The third track on the album, ‘Sculptures of Anything Goes’, is our first non-single track of the album. And it was sure worth the wait. Unlike anything the band have ever done before, ‘Sculptures of Anything Goes’ takes the ominous thread left by the first track and unravels it, creating a menacing masterpiece that is easily one of the highlights of the album. Atmospheric and claustrophobic, the track has Turner at his, vocally, most raw and vulnerable, totally contrasting the overbearing instrumentals, especially the guitar. It almost feels as if the vocals are running away from, trying to escape, the musical backing. ‘Sculptures of Anything Goes’ is easily the darkest song Arctic Monkeys have ever made, and the tonal shift from the more up-beat, or at least softer, previous tracks really cements this. The fourth track on the album, ‘Jet Skis On The Moat’, is probably the weakest song on the album. That is not to say it is a bad song, but I feel like, musically and thematically, ‘I Ain’t Quite Where I Think I Am’ does everything ‘Jet Skis On The Moat’ does, but slightly better.
The fifth track on the album is the last of the singles left, and the best one, ‘Body Paint’. We have already talked about our love of the track here, but in the context of the album itself, it is even greater. It’s practically a microcosm of the whole album: beautiful strings, seventies rock and funk, emotionally-fraught lyrics, before this intense crescendo where all is laid bare, masterfully. ‘Body Paint’ may not just be the best song on the album, but one of the best songs the band has ever done.
After ‘Body Paint’ comes the clearly Ennio Morricone-influenced title track, ‘The Car’. The Spaghetti Western sound of the track, emphasised by the classical guitar and the pulsing, rhythmic sound of the song, really ties together the “Film Score” theme of the album. The whole thing feels like the soundtrack to some obscure, Italian film from the seventies, or the score to a lost Jean-Pierre Melville film. Turner often talked about the influence both Ennio Morricone and François de Roubaix had on the sound of Tranquillity Base Hotel + Casino, as well as Everything You’ve Come To Expect, the second album with side-project The Last Shadow Puppets. This influence has clearly not only persisted, but has been honed by Turner and the rest of the band, to greater thematic purpose.
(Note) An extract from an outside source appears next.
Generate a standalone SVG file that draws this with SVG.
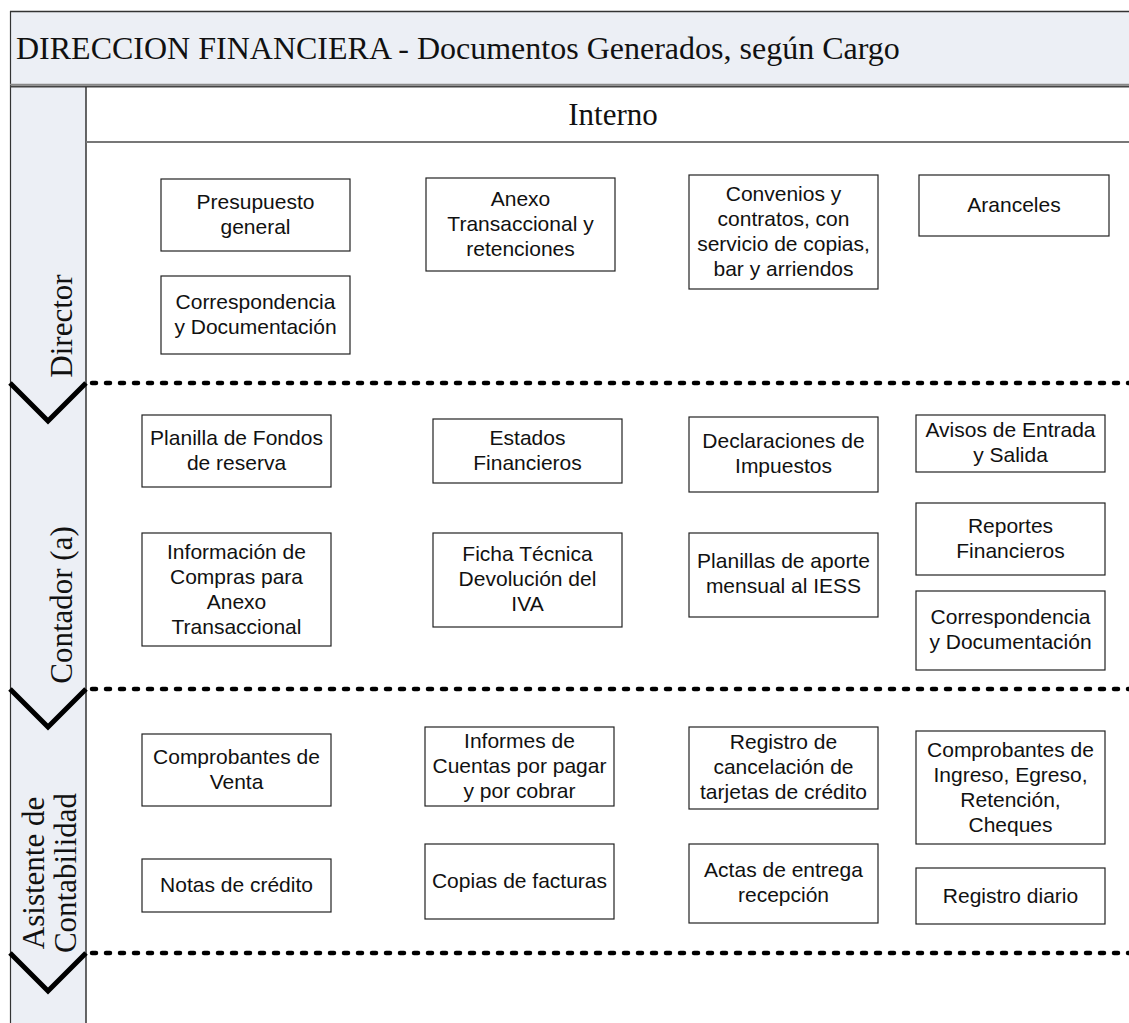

The seventh track on the album, ‘Big Ideas’, continues the lounge-singer aesthetic Turner has been going for. Musically my favourite song, ‘Big Ideas’, despite it’s soft and slow start, gradually builds up to an incredible guitar sequence at the end, with a riff soaked in reverb. Following on from ‘Big Ideas’ comes ‘Hello You’. A fast-paced, funkier track, clearly influenced by The Beatles’ ‘The Long And Winding Road’, the song is another highlight on the album. Lyrically quite subtlety self-aware, the song discusses how, in some way or another, we need to let go of the past. In my view, the song is a reference to Arctic Monkeys’ musical progression; how they, and their fans, have to accept they are not what they once were, and must move on to bigger, and better things.
The penultimate track of the album, ‘Mr Schwartz’, showcases a very South-American influenced sound, specifically Samba. The guitar-playing is intricate and beautiful, and the stripped back nature of the song contrasts nicely with the rest of the album. Lyrically, again Turner seems to take a lot of influence from Richard Hawley. Alex Turner’s vocal shift to full falsetto really allows him to emphasise the more emotional nature of the lyrics, whilst at the same time creating an almost detached feeling, portraying a real sense of melancholia. The album then ends with ‘Perfect Sense’, a slow romp through a beautiful baroque arrangement, nicely concluding the album.
The Car is a work of art. It is the fantastic culmination of experimentation that Arctic Monkeys have been on since at least Tranquillity Base, and I would say represents the marrying of the two styles that Alex Turner has cultivated with Arctic Monkeys and The Last Shadow Puppets respectively. It is vastly different to anything they have done before, especially when compared to the first couple of albums, and whilst some may struggle with that, the band have clearly demonstrated how important their musical evolution is to them. Whilst Tranquillity Base Hotel + Casino represented the biggest musical shift the band had done yet, this new direction was clearly still in its infancy. With The Car, Arctic Monkeys have distilled all that was good from their last two albums, whilst creating something more refined, more entertaining, and simply better.